Short exercise: Write out the material exactly. Do not include the pictures.

--------

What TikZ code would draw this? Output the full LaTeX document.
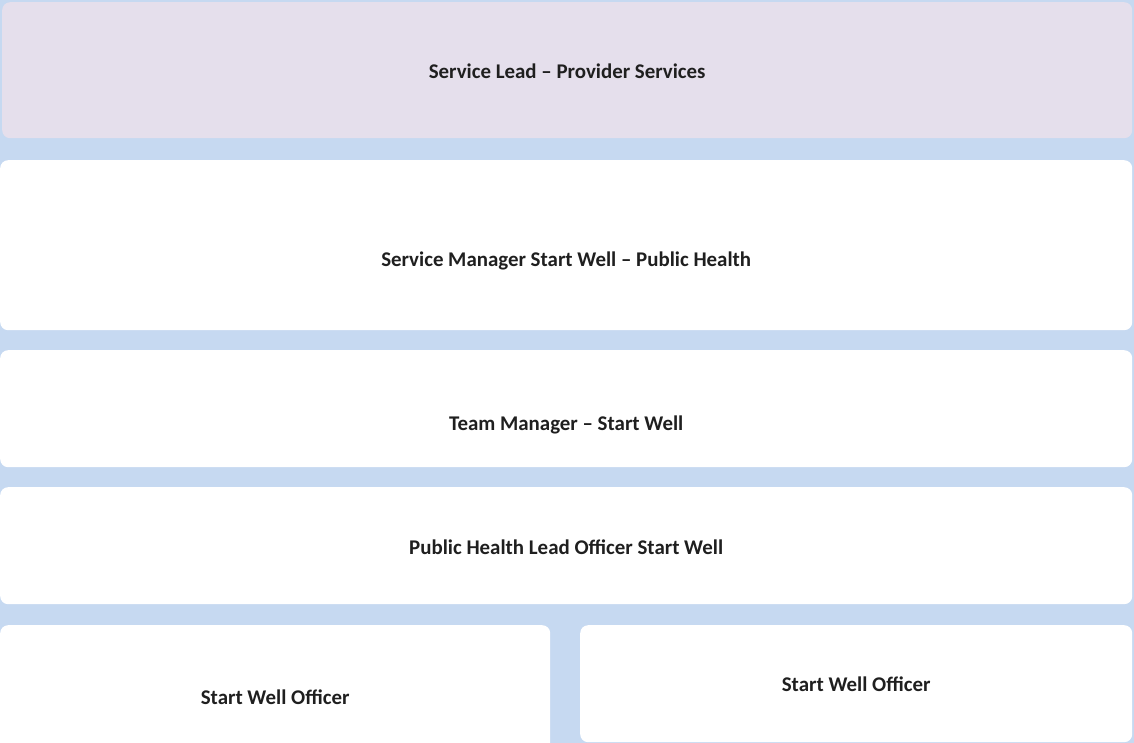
\documentclass[tikz,border=0pt]{standalone}
\usepackage{fontspec}
\setmainfont{Carlito}
\usetikzlibrary{positioning}
\definecolor{bgblue}{HTML}{C6D9F1}
\definecolor{lavender}{HTML}{E5DFEC}
\tikzset{x = 1pt, y = -1pt,
         every node/.style = {font = \fontsize{20.9}{24}\selectfont\bfseries, text = black!88},
         box/.style = {fill = white, rounded corners = 8pt, anchor = north west,
                       inner sep = 0pt}}

\begin{document}
\begin{tikzpicture}
        \fill[bgblue] (0,0) rectangle (1134,743);
        \useasboundingbox (0,0) rectangle (1134,743);

        \node[box, fill = lavender, minimum width = 1130pt, minimum height = 136pt]
                                       (lead)    at (2,2)     {};
        \node[box, minimum width = 1132pt, minimum height = 170pt]
                                       (manager) at (0,160)   {};
        \node[box, minimum width = 1132pt, minimum height = 117pt]
                                       (team)    at (0,350)   {};
        \node[box, minimum width = 1132pt, minimum height = 117pt]
                                       (leadoff) at (0,487)   {};
        \node[box, minimum width = 550pt, minimum height = 144pt]
                                       (swoa)    at (0,625)   {};
        \node[box, minimum width = 552pt, minimum height = 117pt]
                                       (swob)    at (580,625) {};

        \node (leadtxt)    at ([yshift=-1pt]lead.center)     {Service Lead -- Provider Services};
        \node (managertxt) at ([yshift=-16pt]manager.center) {Service Manager Start Well -- Public Health};
        \node (teamtxt)    at ([yshift=-16pt]team.center)    {Team Manager -- Start Well};
        \node (leadofftxt) at ([yshift=-2pt]leadoff.center)  {Public Health Lead Officer Start Well};
        \node (swoatxt)    at (swoa.center)                  {Start Well Officer};
        \node (swobtxt)    at ([yshift=-1pt]swob.center)     {Start Well Officer};
      \end{tikzpicture}
\end{document}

--------

Task answer:
What TikZ code would draw this? Output the full LaTeX document.
\documentclass[tikz,border=0pt]{standalone}
\usepackage{fontspec}
\setmainfont{Carlito}
\usetikzlibrary{positioning}
\definecolor{bgblue}{HTML}{C6D9F1}
\definecolor{lavender}{HTML}{E5DFEC}
\tikzset{x = 1pt, y = -1pt,
         every node/.style = {font = \fontsize{20.9}{24}\selectfont\bfseries, text = black!88},
         box/.style = {fill = white, rounded corners = 8pt, anchor = north west,
                       inner sep = 0pt}}

\begin{document}
\begin{tikzpicture}
        \fill[bgblue] (0,0) rectangle (1134,743);
        \useasboundingbox (0,0) rectangle (1134,743);

        \node[box, fill = lavender, minimum width = 1130pt, minimum height = 136pt]
                                       (lead)    at (2,2)     {};
        \node[box, minimum width = 1132pt, minimum height = 170pt]
                                       (manager) at (0,160)   {};
        \node[box, minimum width = 1132pt, minimum height = 117pt]
                                       (team)    at (0,350)   {};
        \node[box, minimum width = 1132pt, minimum height = 117pt]
                                       (leadoff) at (0,487)   {};
        \node[box, minimum width = 550pt, minimum height = 144pt]
                                       (swoa)    at (0,625)   {};
        \node[box, minimum width = 552pt, minimum height = 117pt]
                                       (swob)    at (580,625) {};

        \node (leadtxt)    at ([yshift=-1pt]lead.center)     {Service Lead -- Provider Services};
        \node (managertxt) at ([yshift=-16pt]manager.center) {Service Manager Start Well -- Public Health};
        \node (teamtxt)    at ([yshift=-16pt]team.center)    {Team Manager -- Start Well};
        \node (leadofftxt) at ([yshift=-2pt]leadoff.center)  {Public Health Lead Officer Start Well};
        \node (swoatxt)    at (swoa.center)                  {Start Well Officer};
        \node (swobtxt)    at ([yshift=-1pt]swob.center)     {Start Well Officer};
      \end{tikzpicture}
\end{document}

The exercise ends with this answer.